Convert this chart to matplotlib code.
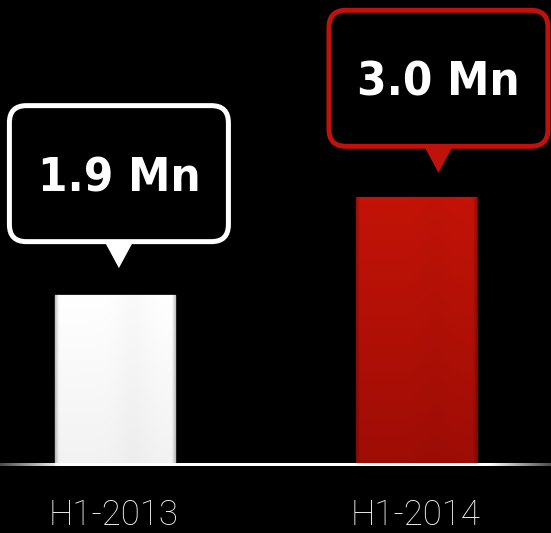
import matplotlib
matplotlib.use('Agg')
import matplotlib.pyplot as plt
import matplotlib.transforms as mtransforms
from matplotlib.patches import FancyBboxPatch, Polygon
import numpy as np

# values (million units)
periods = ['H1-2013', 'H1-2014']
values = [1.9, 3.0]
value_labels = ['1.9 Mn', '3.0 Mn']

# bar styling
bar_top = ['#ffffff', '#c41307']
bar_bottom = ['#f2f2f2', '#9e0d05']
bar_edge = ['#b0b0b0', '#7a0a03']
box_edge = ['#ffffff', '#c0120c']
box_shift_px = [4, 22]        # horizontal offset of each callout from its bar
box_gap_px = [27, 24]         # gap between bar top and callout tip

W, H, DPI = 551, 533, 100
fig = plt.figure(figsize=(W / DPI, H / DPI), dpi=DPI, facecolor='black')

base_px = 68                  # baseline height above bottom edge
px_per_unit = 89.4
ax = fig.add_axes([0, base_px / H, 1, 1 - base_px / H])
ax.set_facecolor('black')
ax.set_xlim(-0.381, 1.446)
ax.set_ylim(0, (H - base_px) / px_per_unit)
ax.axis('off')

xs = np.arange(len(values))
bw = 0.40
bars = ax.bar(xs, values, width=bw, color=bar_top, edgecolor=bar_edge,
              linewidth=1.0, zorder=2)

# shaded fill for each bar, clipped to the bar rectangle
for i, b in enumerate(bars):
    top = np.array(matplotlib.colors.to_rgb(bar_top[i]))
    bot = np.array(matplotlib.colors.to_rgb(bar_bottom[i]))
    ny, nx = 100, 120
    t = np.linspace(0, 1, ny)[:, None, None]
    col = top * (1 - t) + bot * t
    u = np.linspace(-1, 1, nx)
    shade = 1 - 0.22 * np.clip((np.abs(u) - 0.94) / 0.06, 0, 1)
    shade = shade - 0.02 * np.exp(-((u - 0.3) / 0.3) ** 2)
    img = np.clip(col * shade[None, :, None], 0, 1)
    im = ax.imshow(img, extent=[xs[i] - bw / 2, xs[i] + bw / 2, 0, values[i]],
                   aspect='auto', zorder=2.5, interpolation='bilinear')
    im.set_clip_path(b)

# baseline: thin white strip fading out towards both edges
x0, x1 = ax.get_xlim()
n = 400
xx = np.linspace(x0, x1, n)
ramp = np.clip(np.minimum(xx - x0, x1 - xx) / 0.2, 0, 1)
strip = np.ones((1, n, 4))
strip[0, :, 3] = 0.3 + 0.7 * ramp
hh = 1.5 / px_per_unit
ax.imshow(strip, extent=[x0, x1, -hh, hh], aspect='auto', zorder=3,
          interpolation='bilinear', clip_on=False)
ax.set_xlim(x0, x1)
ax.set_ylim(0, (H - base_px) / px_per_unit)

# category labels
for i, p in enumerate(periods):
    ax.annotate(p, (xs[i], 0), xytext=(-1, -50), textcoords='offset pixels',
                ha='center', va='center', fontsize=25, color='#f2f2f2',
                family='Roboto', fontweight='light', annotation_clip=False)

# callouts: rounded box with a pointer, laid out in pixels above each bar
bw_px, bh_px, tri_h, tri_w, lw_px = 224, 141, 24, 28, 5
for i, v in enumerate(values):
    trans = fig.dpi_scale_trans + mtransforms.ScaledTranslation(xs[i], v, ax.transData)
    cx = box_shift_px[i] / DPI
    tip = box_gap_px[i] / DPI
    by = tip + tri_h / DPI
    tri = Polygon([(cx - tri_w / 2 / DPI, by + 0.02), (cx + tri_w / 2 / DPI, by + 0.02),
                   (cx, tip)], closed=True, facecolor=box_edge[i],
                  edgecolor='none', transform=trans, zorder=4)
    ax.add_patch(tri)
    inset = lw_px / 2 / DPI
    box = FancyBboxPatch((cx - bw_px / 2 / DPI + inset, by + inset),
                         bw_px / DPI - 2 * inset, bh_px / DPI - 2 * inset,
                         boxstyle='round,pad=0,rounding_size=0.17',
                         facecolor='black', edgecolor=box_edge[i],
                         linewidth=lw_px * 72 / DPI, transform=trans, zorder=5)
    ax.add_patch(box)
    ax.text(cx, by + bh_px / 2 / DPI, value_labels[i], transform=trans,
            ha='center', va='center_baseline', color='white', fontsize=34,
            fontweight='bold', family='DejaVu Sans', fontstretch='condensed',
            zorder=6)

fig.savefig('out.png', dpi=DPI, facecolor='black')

####################

* [OBJECTIVE]:
Begin at the top of the material above and output each line exactly, stopping after the line that holds "box_gap_px = [27, 24]". Leave out pictures.

* [SOLUTION FOR THIS EXERCISE]:
Convert this chart to matplotlib code.
import matplotlib
matplotlib.use('Agg')
import matplotlib.pyplot as plt
import matplotlib.transforms as mtransforms
from matplotlib.patches import FancyBboxPatch, Polygon
import numpy as np

# values (million units)
periods = ['H1-2013', 'H1-2014']
values = [1.9, 3.0]
value_labels = ['1.9 Mn', '3.0 Mn']

# bar styling
bar_top = ['#ffffff', '#c41307']
bar_bottom = ['#f2f2f2', '#9e0d05']
bar_edge = ['#b0b0b0', '#7a0a03']
box_edge = ['#ffffff', '#c0120c']
box_shift_px = [4, 22]        # horizontal offset of each callout from its bar
box_gap_px = [27, 24]         # gap between bar top and callout tip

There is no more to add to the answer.